J’ai beaucoup apprécié de lire ton article sur Cuba dans Politis ainsi que la critique voire la diatribe que tu as essuyée de la part des idolâtres du Leader Maximo.
Ca m’a rappelé le » Retour d’URSS » de Gide.Ca m’a rappelé aussi ce qu’avait subi l’auteur belge Simon LEYS quand il s’était élevé avec courage contre les excès du maoïsme et de sa « Révolution Culturelle », une ignominie politique ! Et pourtant cette dérive bureaucratique avait été encensée par certains de nos intellectuels de renom. Quelle farce et quelle leçon l” Histoire leur renvoie-t-elle en miroir ! De quelles turpitudes n’avons-nous pas parfois été les responsables ! Pour ma part, je ne range pas mes turpitudes politiques mineures au même rang que celles dont il est question dans ton article, mais.…..je ne peux pas les biffer sans qu’elles ne me posent des questions essentielles sur la responsabilité individuelle dans nos actions, qu’elles aient eu lieu à l’âge de 20 ans ou plus tard.
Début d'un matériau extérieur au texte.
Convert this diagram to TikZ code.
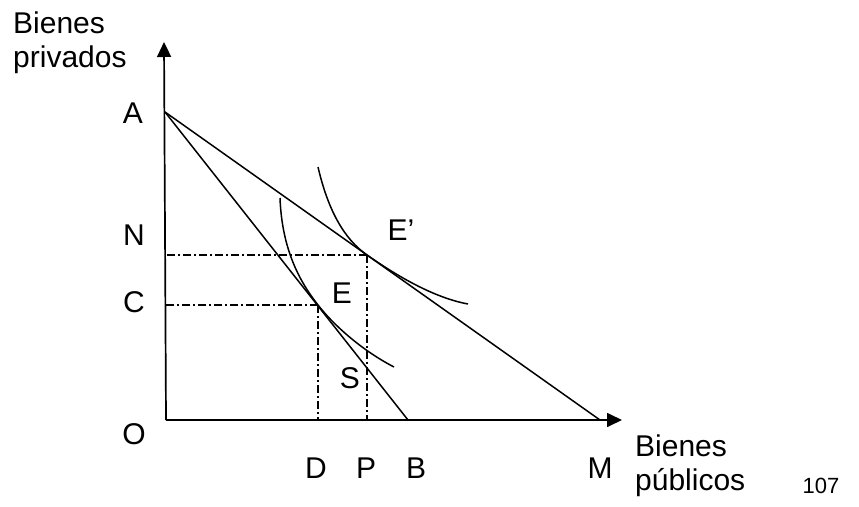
\documentclass[tikz,border=0pt]{standalone}
\usepackage{fontspec}
\setmainfont{Liberation Sans}
\usetikzlibrary{arrows.meta}

\begin{document}
\begin{tikzpicture}[
x=1pt, y=-1pt,
every node/.style={font=\fontsize{30}{34}\selectfont, inner sep=0pt},
axis/.style={-{Triangle[length=15pt,width=14pt]}, line width=1.7pt},
budget/.style={line width=1.5pt},
indiff/.style={line width=1.5pt},
guide/.style={line width=1.4pt, dash pattern=on 8pt off 3pt on 2pt off 3pt}
]
    \useasboundingbox (0,0) rectangle (859,506);

    % Points
    \coordinate (O) at (166,420);
    \coordinate (ytop) at (164,42);
    \coordinate (xend) at (622,420);
    \coordinate (A) at (165,112);
    \coordinate (B) at (408,420);
    \coordinate (M) at (600,420);
    \coordinate (E) at (318,305);
    \coordinate (Ep) at (367,255);

    % Axes
    \draw[axis] (O) -- (ytop);
    \draw[axis] (O) -- (xend);

    % Budget lines
    \draw[budget] (A) -- (B);
    \draw[budget] (A) -- (M);

    % Indifference curves
    \draw[indiff] (280,198) .. controls (282,250) and (300,282) .. (E)
        .. controls (336,328) and (365,352) .. (394,367);
    \draw[indiff] (318,167) .. controls (328,210) and (344,239) .. (Ep)
        .. controls (390,271) and (430,297) .. (468,304);

    % Guide lines
    \draw[guide] (E) -- (E -| O);
    \draw[guide] (E) -- (E |- O);
    \draw[guide] (Ep) -- (Ep -| O);
    \draw[guide] (Ep) -- (Ep |- O);

    % Axis labels
    \node[anchor=north west, align=left] (ylab) at (13,12) {Bienes\\privados};
    \node[anchor=north west, align=left] (xlab) at (635,435) {Bienes\\públicos};

    % Point labels
    \node (labA) at (133,113) {A};
    \node (labN) at (134,235) {N};
    \node (labC) at (134,302) {C};
    \node (labO) at (134,434) {O};
    \node (labEp) at (401,230) {E’};
    \node (labE) at (342,293) {E};
    \node (labS) at (350,378) {S};
    \node (labD) at (316,468) {D};
    \node (labP) at (366,468) {P};
    \node (labB) at (416,468) {B};
    \node (labM) at (600,468) {M};

    % Page number
    \node[font=\fontsize{22}{26}\selectfont] (page) at (821,486) {107};

\end{tikzpicture}
\end{document}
Merci André. D’accord avec toi au sujet de Simon Leys et ses « Habits neufs du président Mao », que j’avais vu chez Pivot, ratatiner la maoïste tonitruante, M‑A Macchiocchi. Il fut l’un des rares intellectuels européens à avoir dénoncé l’horreur maoïste et la duperie des intellos à la mode – Glucksmann, Kouchner, Gérard Miller, Benny Lévy, Jean-Paul Ribes, Olivier Rolin, Sollers, Foucault, Roland Castro, Roland Barthes sans oublier Serge July, etc. Sur l’URSS, Gide bien sûr, mais plus encore, selon moi, et dès 1929, le livre-enquête de Panaït Istrati, 16 mois dans le « paradis » soviétique, découvrant les affres du stalinisme avant Staline. J’en ai souvent parlé ici (taper « Istrati » dans la zone de recherche). Sur Cuba et le castrisme, il existe de nombreux ouvrages de démythification et démystification, tandis que la légende demeure comme tu as pu le constater sur le seul échantillon affiché après mon reportage dans Politis.
Quant à tes « turpitudes », j’apprécie ta lucidité qui rejoint les miennes, par exemple, s’agissant de l’affaire Matzneff et mes responsabilités en tant que directeur de la revue Sexpol. Je m’en explique dans mon bouquin sur la pédophilie et ladite affaire.